Awesome tech you can’t buy yet: Blimp drones, portable theaters, and more

At any given moment, there are approximately a zillion crowdfunding campaigns on the web. Take a stroll through Kickstarter or Indiegogo and you’ll find no shortage of weird, useless, and downright stupid projects out there — alongside some real gems. In this column, we cut through all the worthless wearables and Oculus Rift ripoffs to round up the week’s most unusual, ambitious, and exciting projects. But don’t grab your wallet just yet. Keep in mind that any crowdfunded project can fail — even the most well-intentioned. Do your homework before cutting a check for the gadget of your dreams.
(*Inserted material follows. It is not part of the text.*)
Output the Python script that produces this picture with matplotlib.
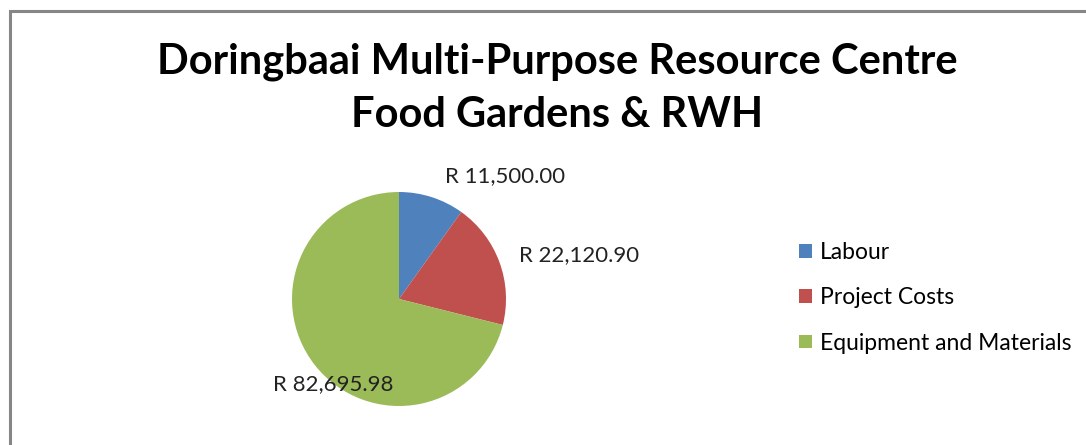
import matplotlib.pyplot as plt
from matplotlib.patches import Rectangle, Patch

# Data
categories = ["Labour", "Project Costs", "Equipment and Materials"]
costs = [11500.00, 22120.90, 82695.98]
colors = ["#4F81BD", "#C0504D", "#9BBB59"]

W, H = 1086, 445
fig = plt.figure(figsize=(W / 100, H / 100), dpi=100)
plt.rcParams['font.family'] = ['Lato', 'DejaVu Sans']

# chart border (runs off the right and bottom edges)
fig.patches.append(Rectangle((10 / W, -0.1), 1.2, (H - 11) / H + 0.1,
                             transform=fig.transFigure, fill=False,
                             edgecolor="#868686", linewidth=2.2))

fig.text(557 / W, 1 - 62 / H, "Doringbaai Multi-Purpose Resource Centre",
         ha="center", va="center", fontsize=30, fontweight="bold")
fig.text(557 / W, 1 - 115 / H, "Food Gardens & RWH",
         ha="center", va="center", fontsize=30, fontweight="bold")

# pie axes: centre (399, 299) px, radius 107 px
cx, cy, r = 399, 299, 107
ax = fig.add_axes([(cx - r) / W, (H - cy - r) / H, 2 * r / W, 2 * r / H])
ax.pie(costs, colors=colors, startangle=90, counterclock=False,
       wedgeprops=dict(linewidth=0))
ax.set_xlim(-1, 1)
ax.set_ylim(-1, 1)
ax.set_aspect("equal")
ax.axis("off")

# value labels
label_pos = [(505, 176), (579, 255), (333, 384)]
for v, (x, y) in zip(costs, label_pos):
    fig.text(x / W, 1 - y / H, f"R {v:,.2f}", ha="center", va="center",
             fontsize=16, color="#222222")

handles = [Patch(facecolor=c, edgecolor="none") for c in colors]
fig.legend(handles, categories, loc="center left",
           bbox_to_anchor=(799 / W, 1 - 298 / H), frameon=False,
           fontsize=16.5, handlelength=0.55, handleheight=0.55,
           handletextpad=0.35, labelspacing=1.05, borderpad=0,
           borderaxespad=0)

fig.savefig("out.png", dpi=100)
OIO Amp — Foldable iPad speaker system

Tablets are often marketed as portable entertainment centers, and they certainly are a nice way to watch movies or play games on the go. The only thing keeping an iPad from being a true home entertainment system is the sound quality from the speakers, which just have the boost necessary to create engrossing soundscapes. The team at OIO wants to change that with the Amp, a portable Bluetooth speaker designed specifically to hold an iPad.

The Amp uses an aluminum frame, making it lightweight but sturdy. The two speakers can fold into the frame, allowing for easy carrying. Of course, the most important part of any speaker system is the sound. How does the Amp perform? We had a chance to test the Amp recently, and our reviewer noted that it “offered some impressive stereo imaging and also provided playback with virtually zero digital lag.” Even if you do not own an iPad, the Amp could still be for you; although the case is only built to clamp on to an iPad, any Bluetooth tablet or phone should be able connect and play audio through the speakers.

Read more here.

Mune — Electronic instrument

Electronic music is popular, but as the creators of the Mune note, many people find live performances odd. After all, it’s hard to get a feel of what electronic artists are doing on stage as they fiddle with their various knobs and sliders. What electronic music needs is a way for such artists to play organically. Enter the Mune, a digital instrument that anyone can pick up and play, giving electronic artists all the interaction of an acoustic instrument.

Using the various touch controls on the Mune, users can simultaneously emulate instruments, bring in drum beats, adjust pitch, and mix sound. Using the companion software, you can assign different functions to the different buttons. The Mune appears to be small and lightweight enough to be easily picked up, and the buttons are arranged in such a way as to encourage users to experiment with various combinations. Creating an entirely new instrument is a bold move, but the Mune seems like it’s on the right track.

Read more here.

The Wolfe — External GPU for laptops

One of the biggest drawbacks for most consumer laptops is the lack of power. If you want to play high-end games, you may need to invest thousands in a gaming laptop, which are often heavy and produce a lot of heat. This is particularly troublesome for Macbook owners, as even the Macbook Pro is not designed with gaming and virtual reality in mind. The creators of the Wolfe noted that just as one can buy an external hard drive to give a laptop more storage, it could be possible to make an external GPU to give laptops a performance boost. Thus, the Wolfe was born.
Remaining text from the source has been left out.